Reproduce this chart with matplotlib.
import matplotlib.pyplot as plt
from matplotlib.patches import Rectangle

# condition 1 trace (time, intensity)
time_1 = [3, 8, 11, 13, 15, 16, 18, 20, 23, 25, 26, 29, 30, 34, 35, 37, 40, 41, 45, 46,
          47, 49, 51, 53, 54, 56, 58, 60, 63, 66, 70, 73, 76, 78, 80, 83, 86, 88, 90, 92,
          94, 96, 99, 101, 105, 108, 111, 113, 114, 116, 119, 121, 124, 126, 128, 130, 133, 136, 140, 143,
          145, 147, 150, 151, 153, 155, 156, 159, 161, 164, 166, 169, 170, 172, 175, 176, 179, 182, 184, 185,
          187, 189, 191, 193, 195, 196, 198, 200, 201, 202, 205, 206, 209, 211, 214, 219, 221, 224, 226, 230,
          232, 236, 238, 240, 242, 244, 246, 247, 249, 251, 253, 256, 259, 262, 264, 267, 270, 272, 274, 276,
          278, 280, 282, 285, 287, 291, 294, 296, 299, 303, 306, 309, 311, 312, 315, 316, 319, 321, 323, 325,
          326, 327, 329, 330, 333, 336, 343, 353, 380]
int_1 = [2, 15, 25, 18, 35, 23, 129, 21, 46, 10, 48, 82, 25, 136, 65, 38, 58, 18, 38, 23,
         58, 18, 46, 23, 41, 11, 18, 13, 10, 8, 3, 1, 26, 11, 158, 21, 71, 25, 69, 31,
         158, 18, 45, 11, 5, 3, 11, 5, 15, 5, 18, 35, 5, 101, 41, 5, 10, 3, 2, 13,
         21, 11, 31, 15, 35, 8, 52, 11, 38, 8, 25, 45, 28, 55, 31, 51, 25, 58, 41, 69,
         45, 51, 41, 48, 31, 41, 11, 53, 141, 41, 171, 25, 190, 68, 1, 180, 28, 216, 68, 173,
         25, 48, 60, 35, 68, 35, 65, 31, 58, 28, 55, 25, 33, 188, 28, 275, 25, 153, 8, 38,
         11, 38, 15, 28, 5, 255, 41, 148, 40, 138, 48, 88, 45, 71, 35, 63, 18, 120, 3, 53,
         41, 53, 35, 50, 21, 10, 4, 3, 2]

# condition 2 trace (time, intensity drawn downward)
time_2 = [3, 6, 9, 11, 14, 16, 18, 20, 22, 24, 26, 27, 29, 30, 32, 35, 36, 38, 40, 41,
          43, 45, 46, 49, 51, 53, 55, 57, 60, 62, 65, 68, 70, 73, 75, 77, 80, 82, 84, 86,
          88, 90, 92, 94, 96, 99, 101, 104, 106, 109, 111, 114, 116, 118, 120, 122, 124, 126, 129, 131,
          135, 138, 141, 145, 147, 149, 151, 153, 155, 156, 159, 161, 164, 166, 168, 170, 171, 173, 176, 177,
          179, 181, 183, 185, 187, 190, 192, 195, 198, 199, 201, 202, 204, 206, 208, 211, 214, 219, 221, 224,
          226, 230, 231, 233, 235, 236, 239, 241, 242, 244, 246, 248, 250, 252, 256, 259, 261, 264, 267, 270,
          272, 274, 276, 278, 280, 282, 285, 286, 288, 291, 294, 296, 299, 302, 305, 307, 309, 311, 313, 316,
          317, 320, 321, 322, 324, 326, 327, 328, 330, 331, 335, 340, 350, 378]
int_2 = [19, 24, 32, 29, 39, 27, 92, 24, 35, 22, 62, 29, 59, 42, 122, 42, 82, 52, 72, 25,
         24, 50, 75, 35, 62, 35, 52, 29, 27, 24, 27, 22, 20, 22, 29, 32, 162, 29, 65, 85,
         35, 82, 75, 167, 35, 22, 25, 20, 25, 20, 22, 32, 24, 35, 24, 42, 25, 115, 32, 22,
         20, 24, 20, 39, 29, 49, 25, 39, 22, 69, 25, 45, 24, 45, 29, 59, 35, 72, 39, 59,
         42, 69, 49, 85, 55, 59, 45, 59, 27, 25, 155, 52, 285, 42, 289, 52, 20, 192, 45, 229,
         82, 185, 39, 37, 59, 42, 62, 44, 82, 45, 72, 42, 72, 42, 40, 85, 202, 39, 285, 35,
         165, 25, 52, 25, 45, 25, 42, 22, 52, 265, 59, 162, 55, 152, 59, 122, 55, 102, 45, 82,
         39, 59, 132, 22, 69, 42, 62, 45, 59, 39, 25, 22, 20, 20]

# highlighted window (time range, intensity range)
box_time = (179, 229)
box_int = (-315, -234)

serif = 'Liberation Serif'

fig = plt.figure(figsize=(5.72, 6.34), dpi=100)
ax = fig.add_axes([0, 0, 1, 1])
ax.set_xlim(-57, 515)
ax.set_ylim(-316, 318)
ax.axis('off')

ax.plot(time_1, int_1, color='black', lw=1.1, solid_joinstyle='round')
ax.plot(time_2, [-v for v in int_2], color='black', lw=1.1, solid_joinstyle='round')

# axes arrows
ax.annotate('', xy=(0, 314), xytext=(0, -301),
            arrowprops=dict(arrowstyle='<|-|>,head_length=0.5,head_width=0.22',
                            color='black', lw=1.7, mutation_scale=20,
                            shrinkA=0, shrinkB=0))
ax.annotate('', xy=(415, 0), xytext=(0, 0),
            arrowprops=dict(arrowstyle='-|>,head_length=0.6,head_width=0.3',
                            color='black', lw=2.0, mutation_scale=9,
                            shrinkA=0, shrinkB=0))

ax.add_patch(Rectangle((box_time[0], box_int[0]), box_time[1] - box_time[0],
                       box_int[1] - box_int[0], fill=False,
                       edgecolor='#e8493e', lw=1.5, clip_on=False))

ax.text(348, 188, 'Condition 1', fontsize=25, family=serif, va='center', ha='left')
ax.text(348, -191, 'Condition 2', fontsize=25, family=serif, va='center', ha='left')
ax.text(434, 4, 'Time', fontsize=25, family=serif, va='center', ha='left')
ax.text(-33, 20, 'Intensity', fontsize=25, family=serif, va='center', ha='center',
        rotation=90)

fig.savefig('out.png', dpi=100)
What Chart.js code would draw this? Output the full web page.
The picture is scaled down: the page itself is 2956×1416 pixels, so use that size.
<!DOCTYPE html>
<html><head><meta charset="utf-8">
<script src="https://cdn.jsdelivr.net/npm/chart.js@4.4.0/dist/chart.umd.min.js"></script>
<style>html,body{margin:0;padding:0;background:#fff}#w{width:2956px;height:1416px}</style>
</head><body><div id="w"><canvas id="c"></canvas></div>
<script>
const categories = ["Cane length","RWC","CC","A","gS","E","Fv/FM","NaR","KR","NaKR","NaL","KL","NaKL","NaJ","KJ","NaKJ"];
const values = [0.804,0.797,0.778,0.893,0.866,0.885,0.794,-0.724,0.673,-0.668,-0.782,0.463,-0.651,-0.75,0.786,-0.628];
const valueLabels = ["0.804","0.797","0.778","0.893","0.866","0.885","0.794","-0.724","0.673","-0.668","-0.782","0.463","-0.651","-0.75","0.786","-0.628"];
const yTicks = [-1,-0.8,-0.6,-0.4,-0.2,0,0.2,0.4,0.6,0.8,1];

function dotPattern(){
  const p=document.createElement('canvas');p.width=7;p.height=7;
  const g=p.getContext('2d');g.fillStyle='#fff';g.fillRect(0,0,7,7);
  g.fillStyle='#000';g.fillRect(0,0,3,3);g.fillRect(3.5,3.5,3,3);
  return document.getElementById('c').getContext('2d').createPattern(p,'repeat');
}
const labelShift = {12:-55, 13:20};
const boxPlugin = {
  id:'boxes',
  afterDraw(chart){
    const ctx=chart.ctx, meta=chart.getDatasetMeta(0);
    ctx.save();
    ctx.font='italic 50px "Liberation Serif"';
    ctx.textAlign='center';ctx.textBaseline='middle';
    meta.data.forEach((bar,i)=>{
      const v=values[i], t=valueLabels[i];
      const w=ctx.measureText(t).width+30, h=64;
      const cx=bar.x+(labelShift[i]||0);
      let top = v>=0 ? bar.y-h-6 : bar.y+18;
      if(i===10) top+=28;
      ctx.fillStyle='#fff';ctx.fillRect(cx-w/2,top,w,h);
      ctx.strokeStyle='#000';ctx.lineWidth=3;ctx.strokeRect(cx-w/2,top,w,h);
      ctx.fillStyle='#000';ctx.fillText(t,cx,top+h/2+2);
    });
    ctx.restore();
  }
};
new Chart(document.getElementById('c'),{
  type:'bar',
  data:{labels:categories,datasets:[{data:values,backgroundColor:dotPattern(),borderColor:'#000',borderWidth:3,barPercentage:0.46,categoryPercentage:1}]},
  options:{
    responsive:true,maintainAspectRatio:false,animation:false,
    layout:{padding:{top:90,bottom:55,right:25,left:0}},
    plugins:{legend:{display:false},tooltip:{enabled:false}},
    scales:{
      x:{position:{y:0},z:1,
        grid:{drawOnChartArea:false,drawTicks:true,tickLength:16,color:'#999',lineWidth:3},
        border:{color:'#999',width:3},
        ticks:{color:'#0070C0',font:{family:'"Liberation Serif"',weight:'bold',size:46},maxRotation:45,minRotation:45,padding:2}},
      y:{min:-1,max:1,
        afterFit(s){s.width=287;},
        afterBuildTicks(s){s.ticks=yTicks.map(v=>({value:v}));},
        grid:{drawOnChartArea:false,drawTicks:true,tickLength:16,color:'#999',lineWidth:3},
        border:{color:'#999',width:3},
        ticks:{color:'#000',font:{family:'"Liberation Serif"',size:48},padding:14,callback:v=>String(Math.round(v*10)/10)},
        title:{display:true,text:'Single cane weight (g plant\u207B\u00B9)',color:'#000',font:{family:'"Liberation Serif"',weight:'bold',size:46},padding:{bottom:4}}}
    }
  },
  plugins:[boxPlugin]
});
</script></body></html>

──────────────────────────────

### JOB
Quote exactly the lines running from the start of the listing above through the line where "from matplotlib.patches import Rectangle" is found, and output no other lines.

### ANSWER TO THE EXERCISE
Reproduce this chart with matplotlib.
import matplotlib.pyplot as plt
from matplotlib.patches import Rectangle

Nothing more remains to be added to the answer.